** Work required **
Filter for the word "that" and keep each matching line.

[Start Provided data]

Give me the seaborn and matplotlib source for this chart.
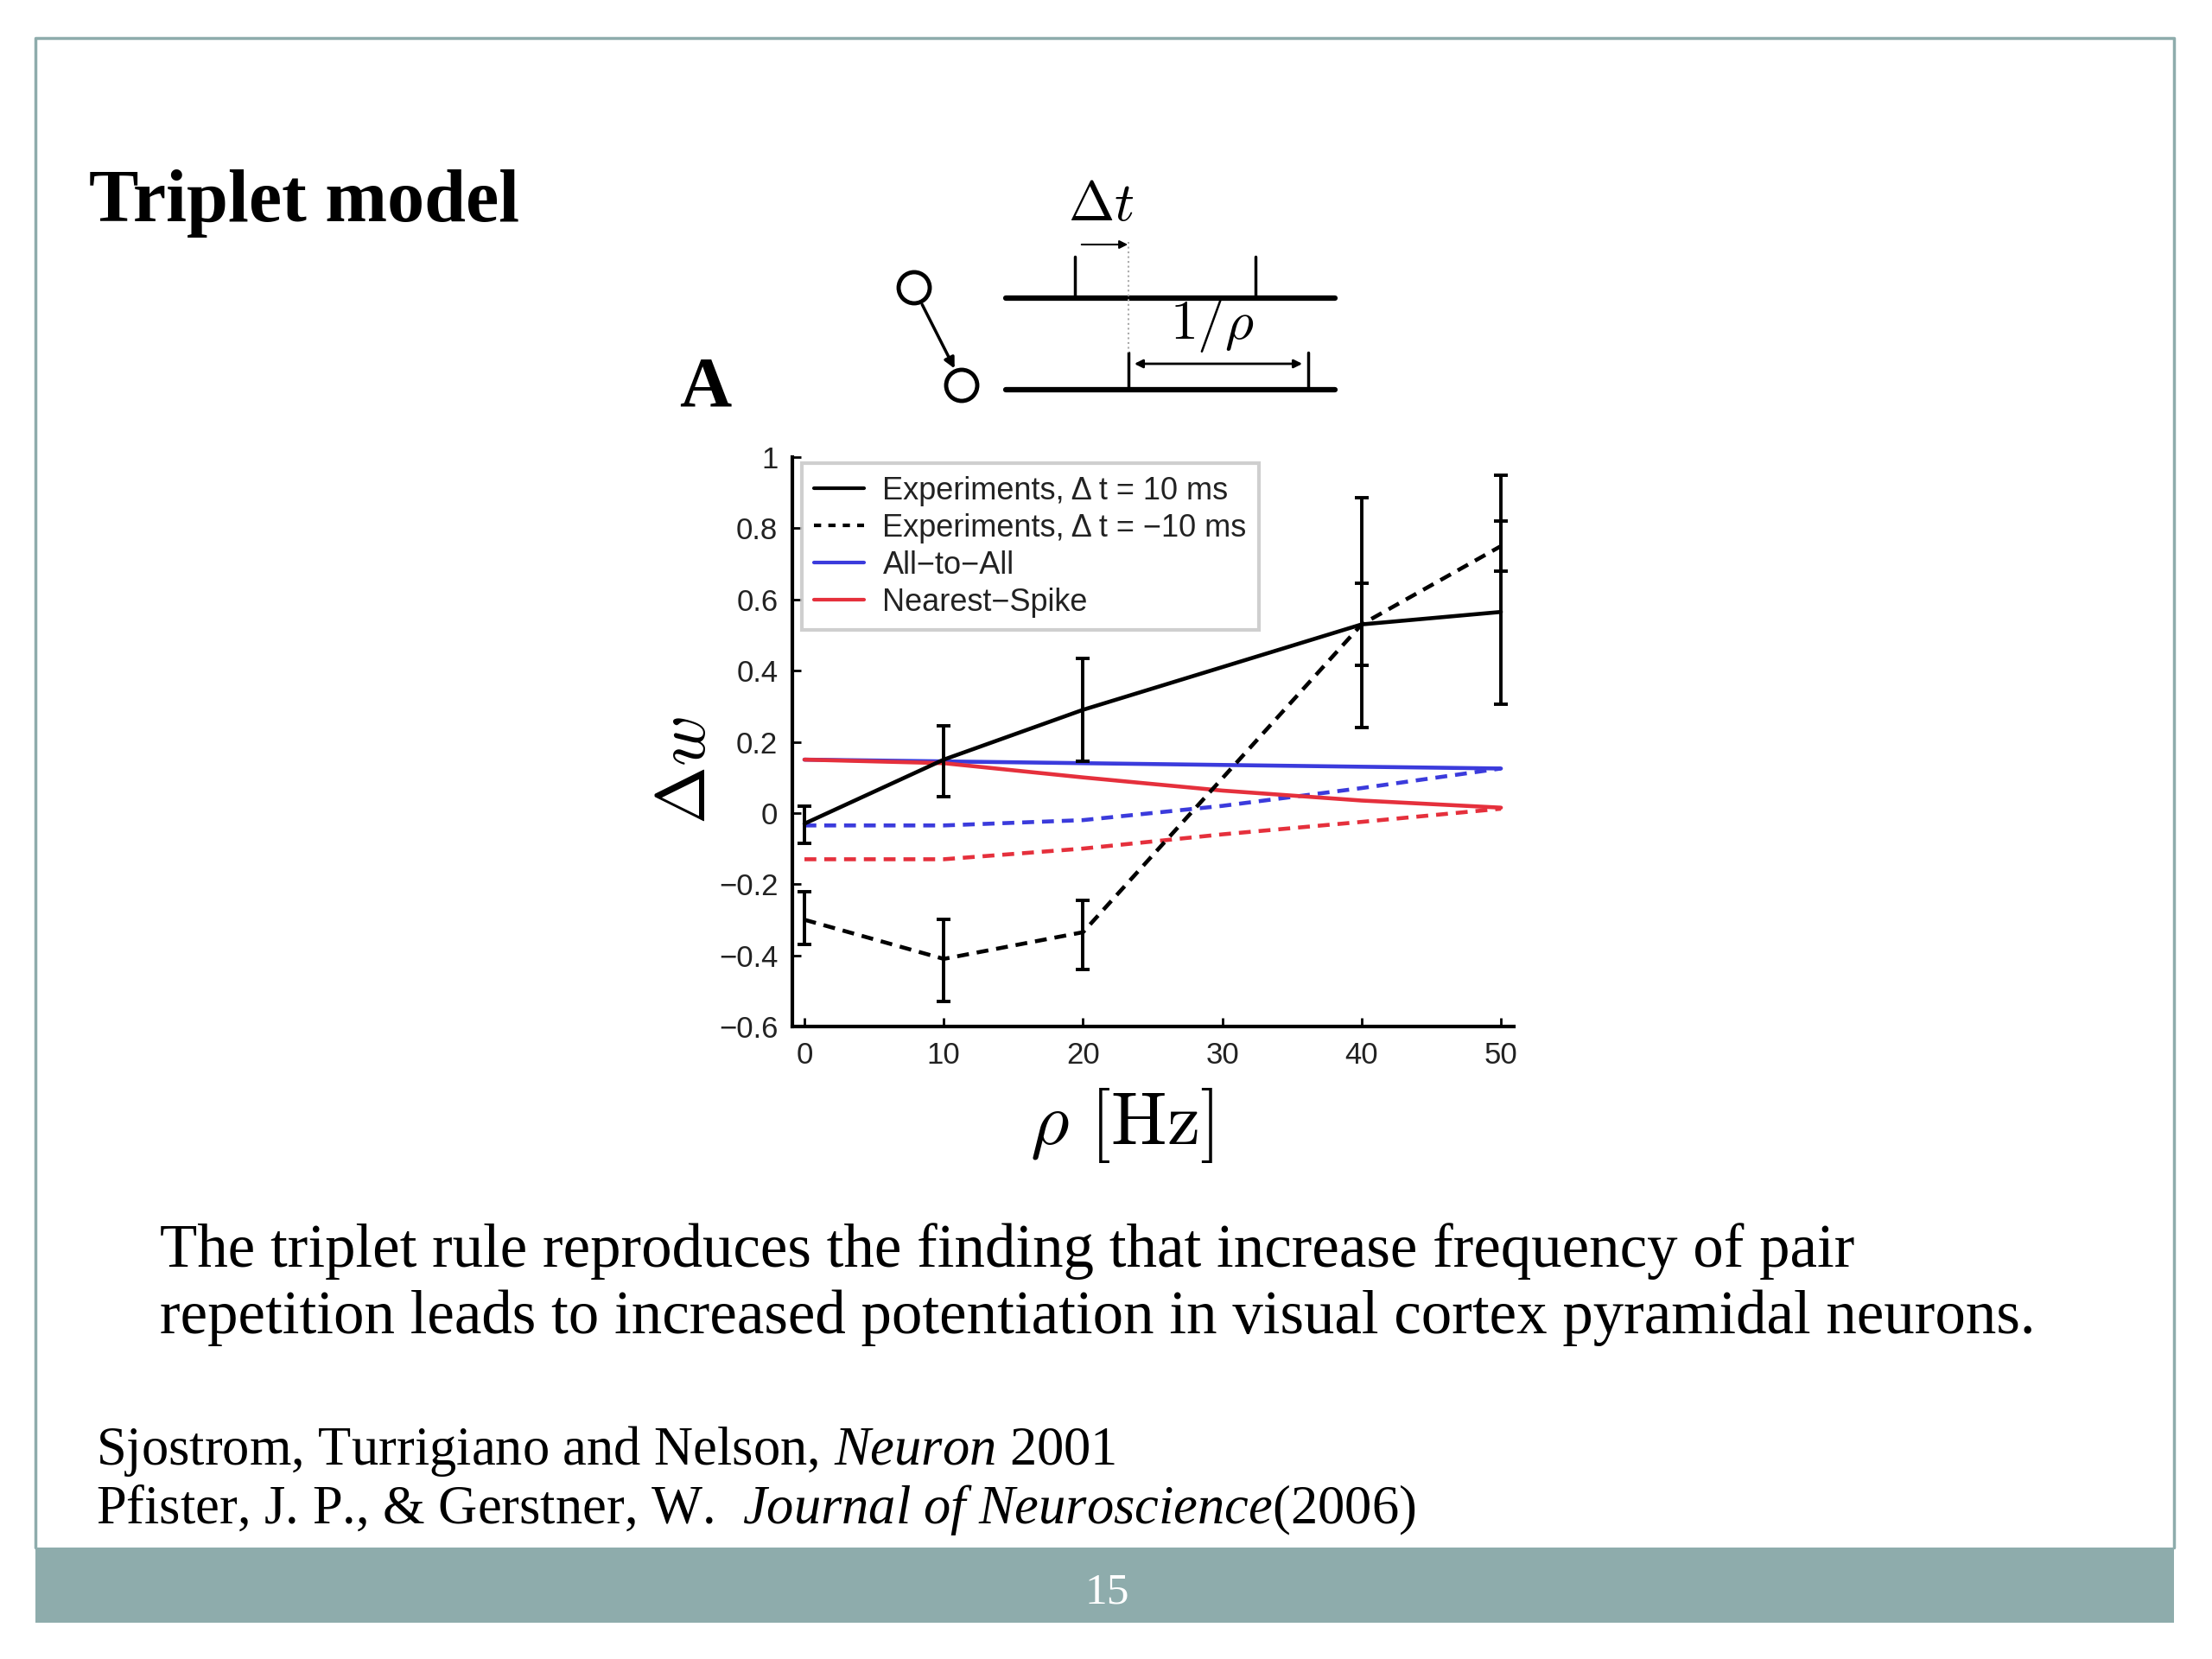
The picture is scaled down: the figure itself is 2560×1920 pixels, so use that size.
import matplotlib
matplotlib.use("Agg")
import matplotlib.pyplot as plt
import pandas as pd
import seaborn as sns
from matplotlib.lines import Line2D
from matplotlib.patches import Circle, Rectangle, FancyArrowPatch

# --- data ---
rates_exp = [0, 10, 20, 40, 50]
exp_pos_mean = [-0.03, 0.15, 0.29, 0.53, 0.565]
exp_pos_low = [-0.085, 0.045, 0.145, 0.24, 0.305]
exp_pos_high = [0.02, 0.245, 0.435, 0.885, 0.95]
exp_neg_mean = [-0.30, -0.41, -0.335, 0.53, 0.75]
exp_neg_low = [-0.37, -0.53, -0.44, 0.415, 0.68]
exp_neg_high = [-0.22, -0.30, -0.245, 0.645, 0.82]

rates_model = [0, 10, 20, 30, 40, 50]
ata_pos = [0.15, 0.145, 0.14, 0.135, 0.13, 0.125]
ns_pos = [0.15, 0.14, 0.10, 0.063, 0.035, 0.015]
ata_neg = [-0.035, -0.035, -0.02, 0.02, 0.07, 0.125]
ns_neg = [-0.13, -0.13, -0.10, -0.06, -0.025, 0.012]

x_ticks = [0, 10, 20, 30, 40, 50]
y_ticks = [-0.6, -0.4, -0.2, 0, 0.2, 0.4, 0.6, 0.8, 1.0]
y_tick_labels = ["\u22120.6", "\u22120.4", "\u22120.2", "0", "0.2", "0.4", "0.6", "0.8", "1"]
legend_labels = ["Experiments, \u0394 t = 10 ms", "Experiments, \u0394 t = \u221210 ms",
                 "All\u2212to\u2212All", "Nearest\u2212Spike"]

title = "Triplet model"
body_lines = ["The triplet rule reproduces the finding that increase frequency of pair",
              "repetition leads to increased potentiation in visual cortex pyramidal neurons."]
ref_lines = [r"Sjostrom, Turrigiano and Nelson, $\mathit{Neuron}$ 2001",
             r"Pfister, J. P., & Gerstner, W.  $\mathit{Journal\ of\ Neuroscience}$(2006)"]
page_no = "15"

BLUE = "#3b3bdc"
RED = "#e5303c"
FRAME = "#8eacac"
SERIF = ["Liberation Serif", "DejaVu Serif"]

sns.set_theme(style="ticks")
plt.rcParams["font.family"] = ["Liberation Sans", "DejaVu Sans"]
plt.rcParams["mathtext.fontset"] = "custom"
plt.rcParams["mathtext.rm"] = "Liberation Serif"
plt.rcParams["mathtext.it"] = "Liberation Serif:italic"
for key in ("text.color", "axes.labelcolor", "xtick.color", "ytick.color"):
    plt.rcParams[key] = "black"

fig = plt.figure(figsize=(25.6, 19.2), dpi=100)
fig.patch.set_facecolor("white")

# slide layer in pixel coordinates
deco = fig.add_axes([0, 0, 1, 1], zorder=0)
deco.set_xlim(0, 2560)
deco.set_ylim(1920, 0)
deco.axis("off")

deco.plot([41, 41, 2516, 2516], [1791, 44, 44, 1791], color=FRAME, lw=2.5)
deco.add_patch(Rectangle((41, 1791), 2475, 87, color=FRAME, lw=0))
deco.text(1281, 1843, page_no, color="white", fontsize=37, family=SERIF,
          ha="center", va="center")

deco.text(103, 256, title, family=SERIF, weight="bold", fontsize=62, va="baseline")
for i, line in enumerate(body_lines):
    deco.text(185, 1466 + 77 * i, line, family=SERIF, fontsize=51, va="baseline")
for i, line in enumerate(ref_lines):
    deco.text(111, 1695 + 68 * i, line, family=SERIF, fontsize=45, va="baseline")

# pair-protocol sketch
deco.text(786, 469, "A", family=SERIF, weight="bold", fontsize=60, va="baseline")
deco.add_patch(Circle((1058, 333), 18, fill=False, ec="black", lw=3.5))
deco.add_patch(Circle((1113, 446), 18, fill=False, ec="black", lw=3.5))
deco.add_patch(FancyArrowPatch((1066, 350), (1106, 429), arrowstyle="-|>",
                               mutation_scale=18, lw=2.5, color="black"))
deco.plot([1164, 1545], [345, 345], color="black", lw=4.5)
deco.plot([1164, 1545], [451, 451], color="black", lw=4.5)
for sx in (1244, 1453):
    deco.plot([sx, sx], [345, 297], color="black", lw=2.5)
for sx in (1306, 1514):
    deco.plot([sx, sx], [451, 408], color="black", lw=2.5)
deco.plot([1306, 1306], [280, 408], color="#aaaaaa", lw=1.5, ls=":")
deco.add_patch(FancyArrowPatch((1249, 283), (1308, 283), arrowstyle="-|>",
                               mutation_scale=14, lw=1.5, color="black"))
deco.add_patch(FancyArrowPatch((1310, 421), (1510, 421), arrowstyle="<|-|>",
                               mutation_scale=14, lw=2, color="black"))
deco.text(1274, 238, r"$\Delta t$", math_fontfamily="cm", fontsize=46,
          ha="center", va="center")
deco.text(1403, 376, r"$1/\rho$", math_fontfamily="cm", fontsize=46,
          ha="center", va="center")

# main plot
ax = fig.add_axes([0.3582, 0.38125, 0.3262, 0.3432], zorder=2)

model_df = pd.DataFrame({
    "rate": rates_model * 4,
    "dw": ata_pos + ns_pos + ata_neg + ns_neg,
    "model": ["All-to-All"] * 6 + ["Nearest-Spike"] * 6 + ["All-to-All"] * 6 + ["Nearest-Spike"] * 6,
    "protocol": ["+10"] * 12 + ["-10"] * 12,
})
sns.lineplot(data=model_df, x="rate", y="dw", hue="model", style="protocol",
             palette={"All-to-All": BLUE, "Nearest-Spike": RED},
             dashes={"+10": "", "-10": (3, 2)}, linewidth=3.3,
             estimator=None, legend=False, ax=ax)

sns.lineplot(x=rates_exp, y=exp_pos_mean, color="black", linewidth=3.3, ax=ax)
sns.lineplot(x=rates_exp, y=exp_neg_mean, color="black", linewidth=3.3,
             linestyle=(0, (3, 2)), ax=ax)
for mean, low, high in ((exp_pos_mean, exp_pos_low, exp_pos_high),
                        (exp_neg_mean, exp_neg_low, exp_neg_high)):
    err = [[m - l for m, l in zip(mean, low)], [h - m for m, h in zip(mean, high)]]
    ax.errorbar(rates_exp, mean, yerr=err, fmt="none", ecolor="black",
                elinewidth=2.8, capsize=6, capthick=2.8, zorder=5)

ax.set_xlim(-0.87, 50.93)
ax.set_ylim(-0.6, 1.0)
ax.set_xticks(x_ticks)
ax.set_yticks(y_ticks)
ax.set_yticklabels(y_tick_labels)
ax.tick_params(direction="in", length=7, width=2, labelsize=25, pad=12,
               colors="black", labelcolor="#222222")
sns.despine(ax=ax)
for side in ("left", "bottom"):
    ax.spines[side].set_linewidth(3)
    ax.spines[side].set_color("black")

ax.set_xlabel(r"$\rho\ [\mathrm{Hz}]$", fontsize=62, math_fontfamily="cm")
ax.set_ylabel(r"$\Delta w$", fontsize=58, math_fontfamily="cm")
ax.xaxis.set_label_coords(0.456, -0.105)
ax.yaxis.set_label_coords(-0.10, 0.45)

handles = [Line2D([], [], color="black", lw=3),
           Line2D([], [], color="black", lw=3, ls=(0, (2, 2))),
           Line2D([], [], color=BLUE, lw=3),
           Line2D([], [], color=RED, lw=3)]
leg = ax.legend(handles, legend_labels, loc="upper left", bbox_to_anchor=(0.004, 1.0),
                fontsize=26, frameon=True, fancybox=False, edgecolor="#c4c4c4",
                handlelength=1.6, borderpad=0.4, labelspacing=0.22, handletextpad=0.6,
                borderaxespad=0.2)
leg.get_frame().set_linewidth(3)
for t in leg.get_texts():
    t.set_color("#222222")

fig.savefig("out.png", dpi=100)
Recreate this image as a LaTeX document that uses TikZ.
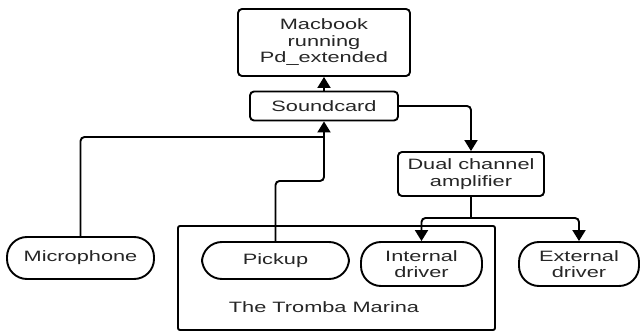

[End Provided data]

** Written solution **
The picture is scaled down: the figure itself is 2560×1920 pixels, so use that size.
body_lines = ["The triplet rule reproduces the finding that increase frequency of pair",
Recreate this image as a LaTeX document that uses TikZ.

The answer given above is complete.